The recent 2015–16 El Niño was of comparable magnitude to the two previous record-breaking events in 1997–98 and 1982–83. To better understand how this event became an extreme event, we examine the underlying processes leading up to the peak of the event in comparison to those occurring in the 1997–98 and 1982–83 events. Differences in zonal wind stress anomalies are found to be an important factor. In particular, the persistent location of the zonal wind stress anomalies north of the equator during the two years prior to the 2015–16 peak contrasts the more symmetric pattern and shorter duration observed during the other two events. By using linear equatorially trapped wave theory, we determine the effect of these off-equatorial westerly winds on the amplitude of the forced oceanic Rossby and Kelvin wave response. We find a stronger upwelling projection onto the asymmetric Rossby wave during the 2-year period prior to the peak of the most recent event compared to the two previous events, which might explain the long-lasting onset.

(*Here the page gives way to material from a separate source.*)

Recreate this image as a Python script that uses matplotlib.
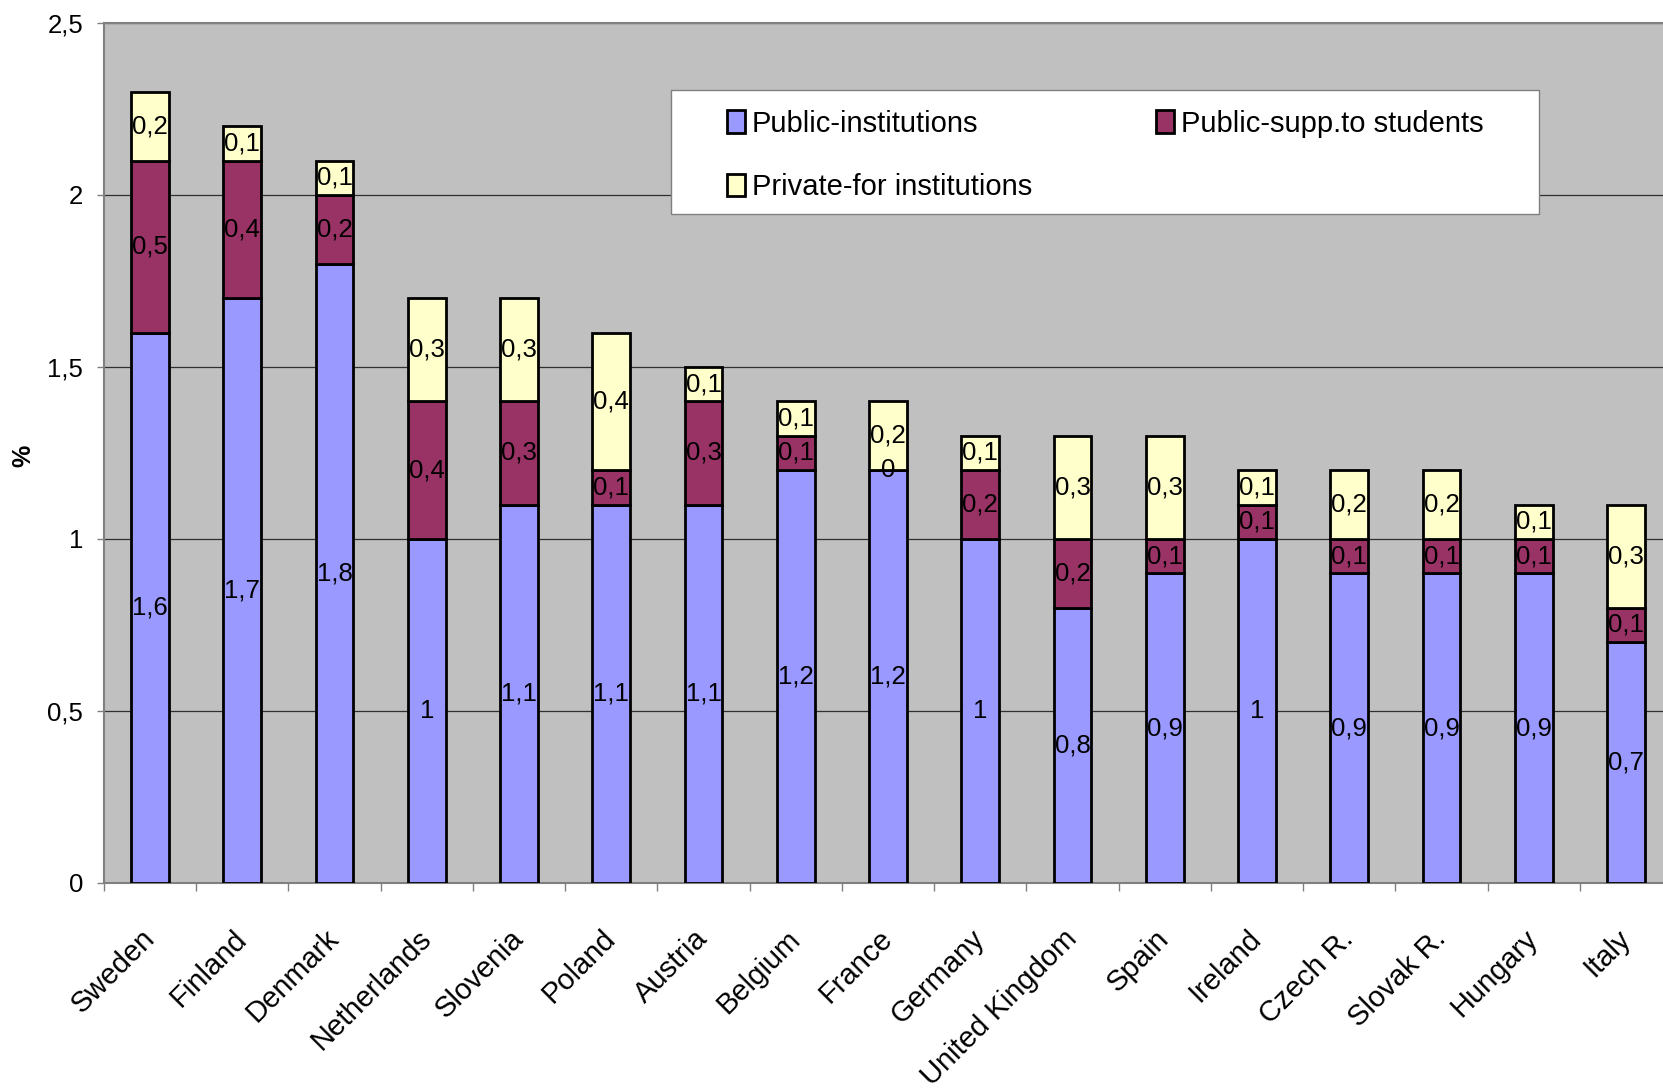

Here we also examine the ocean advective heat fluxes in the surface mixed layer throughout the event development phase. We demonstrate that, although zonal advection becomes the main contributor to the heat budget across the three events, meridional and vertical advective fluxes are significantly larger in the most recent event compared to those in 1997–98 and 1982–83. We further highlight the key role of advective processes during 2014 in enhancing the sea surface temperature anomalies, which led to the big El Niño in the following year.
- Extreme El Niño
- Kelvin and Rossby wave projections
- Meridional asymmetry
- Ocean currents
- Westerly wind anomalies